William Taft: Family Life
As President, William Howard Taft left most family and domestic matters to Nellie Taft. Two of his three children, Robert Alphonso and Helen Herron, were college students during the White House years. Robert graduated from Yale in 1910, and then went on to Harvard Law School, where he graduated first in his class in 1913. He would go on to become one of the most distinguished and powerful senators of the twentieth century, earning the nickname "Mr. Republican." Helen earned her doctorate in history from Yale in 1917. The youngest sibling, Charles Phelps, aged eleven in 1908, spent his adolescence in the White House.
Taft loved to play sports. He was the first President to take up golf. Some western voters—those who equated Taft's Unitarianism with atheism—thought his golf playing indecent if not immoral. His love for the sport caused a golf boom in the nation, doubling the number of players on public courses. Taft's affection for golf also caused political problems during his presidency, when critics thought he would do well to spend less time on the links and more time at work in the White House.

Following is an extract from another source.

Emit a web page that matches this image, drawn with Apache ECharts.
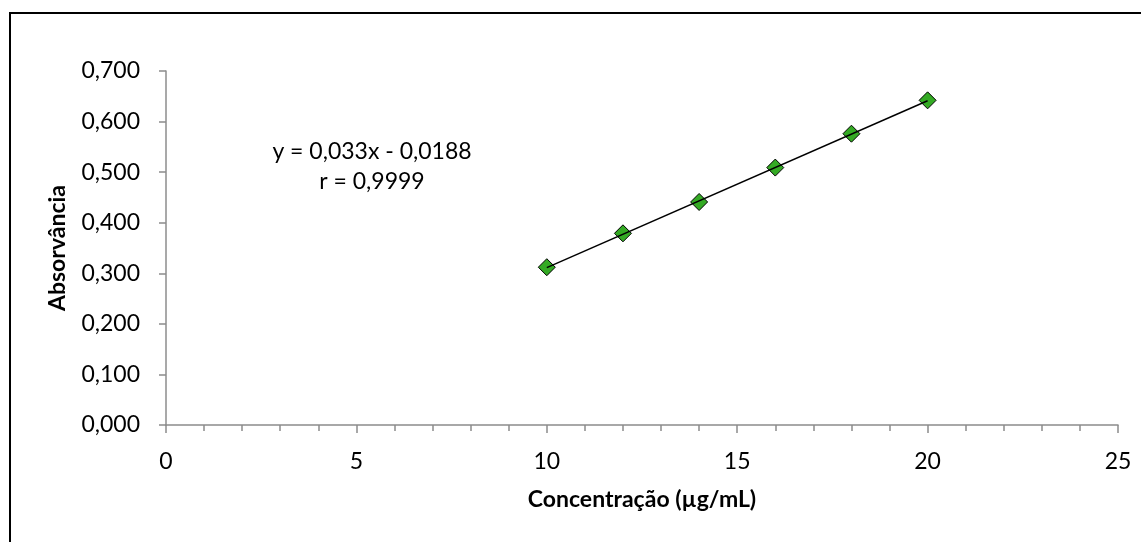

What most people associated with Taft, however, was his enormous size, and the image of his 300 plus pounds of presidential flesh offended some people and amused many others. His size made him the subject of countless jokes such as “Taft was the most polite man in Washington. One day he gave up his seat on a streetcar to three women.” Within the capital's social circle, Taft frequently embarrassed his family and associates by falling asleep at concerts, during presidential briefing sessions, and while presiding over his cabinet. At ease with his uncontrolled appetite and his need for sleep after eating or after exerting himself, Taft simply refused to be embarrassed by his weight or his behavior. He accepted his size and so did most of the American public in time.